И, вопреки мнению многих литературоведов, «Слово» не являет собой (в отличие от былин) героический эпос. Конечно, оно так или иначе связано с традицией героического эпоса; но эта традиция существенно изменена или, вернее, претворена в принципиально иной жанровый феномен и с точки зрения типа, способа воплощения (об этом говорилось выше; так, элементы мифа стали здесь «средством» создания образа, а не его содержанием), и с точки зрения самого совершающегося в произведении действа. Это претворение глубоко раскрыто в кратком рассуждении М. М. Бахтина, которое начинается так:
«Слово о полку Игореве» в истории эпопеи (имеется в виду именно героический жанр. – В. К.). Процесс разложения эпопеи и создания новых эпических жанров… «Слово о полку Игореве» – это не песнь о победе, а песнь о поражении (как и «Песнь о Роланде»). Поэтому сюда входят существенные элементы хулы и посрамления… Для «Слова» характерно не только то, что это эпопея о поражении, но особенно и то, что герой не погибает (радикальное отличие от Роланда) [193] . Игорь… ничего не сделал и не погиб». Но вместе с тем Игорь, испытав посрамление и тем самым как бы, по словам М. М. Бахтина, «претерпев временную смерть (плен, «рабство»), возрождается снова» [194] .

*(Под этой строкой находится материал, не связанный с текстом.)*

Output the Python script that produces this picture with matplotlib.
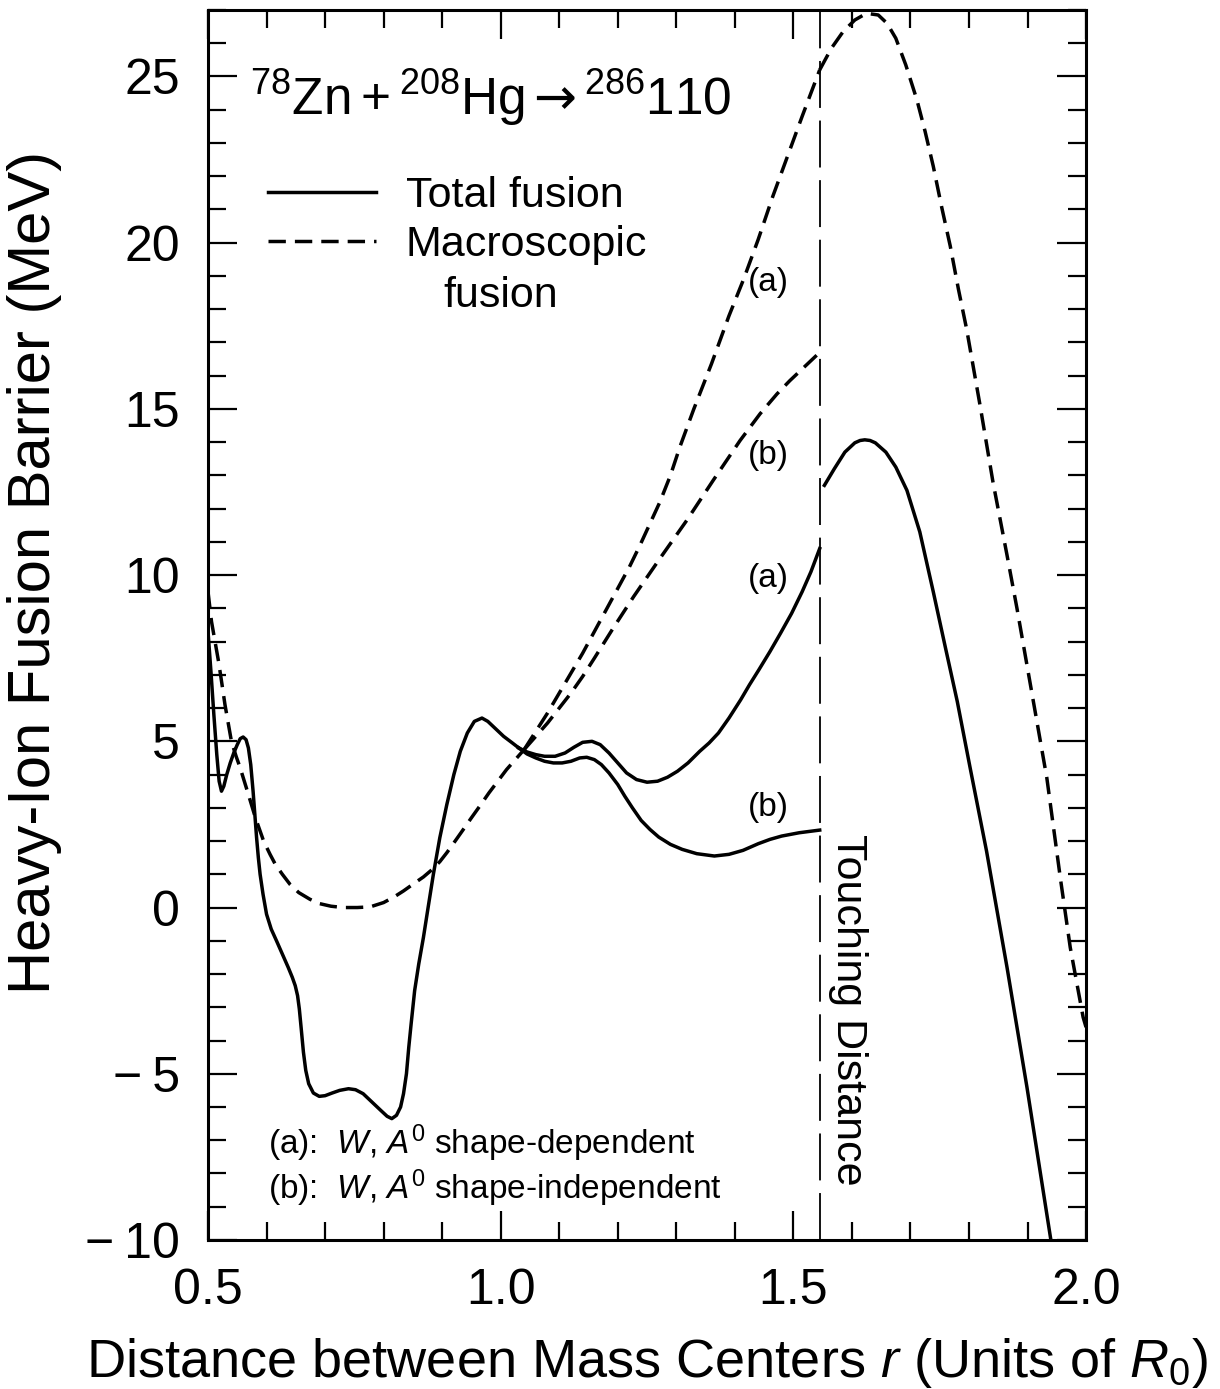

И эта сердцевина содержания «Слова о полку Игореве» едва ли может быть понята в рамках героического эпоса. М. М. Бахтин (что необходимо подчеркнуть) определяет «Слово о полку Игореве» не только как результат «разложения» героического эпоса, но и как плод начавшегося «созидания» иного, нового жанра – жанра, который, по сути дела, предвосхищает – в очень отдаленной исторической перспективе – русский роман эпохи его расцвета – роман, для коего в высшей степени характерно именно «посрамление» героя, его «смерть» ради подлинного «воскресения».
Об этом глубочайшем мотиве русского романа, в частности, говорил Достоевский, оценивая толстовскую «Анну Каренину»:
«Явилась сцена смерти героини (потом она опять выздоровела) – и я понял всю существенную часть целей автора. В самом центре этой мелкой и наглой жизни появилась великая и вековечная жизненная правда и разом все озарила. Эти мелкие, ничтожные и лживые люди стали вдруг истинными и правдивыми людьми… Последние выросли в первых, а первые (Вронский) вдруг стали последними, потеряли весь ореол и унизились; но унизившись стали безмерно лучше, достойнее и истиннее, чем когда были первыми и высокими» [195] .
Суждение это вполне уместно отнести не только к романам Толстого, но и ко многим другим русским романам XIX века, включая, конечно, и романы самого Достоевского. Но художественная «тема», обрисованная здесь, так или иначе зарождалась в «Слове о полку Игореве», которое, помимо прочего, и по этой причине было столь родственно воспринято в XIX веке. И это, понятно, не «тема» героического эпоса, а прорыв в будущее, совершенный (что вполне естественно) на излете исторической эпохи – в последние десятилетия существования собственно Киевской Руси.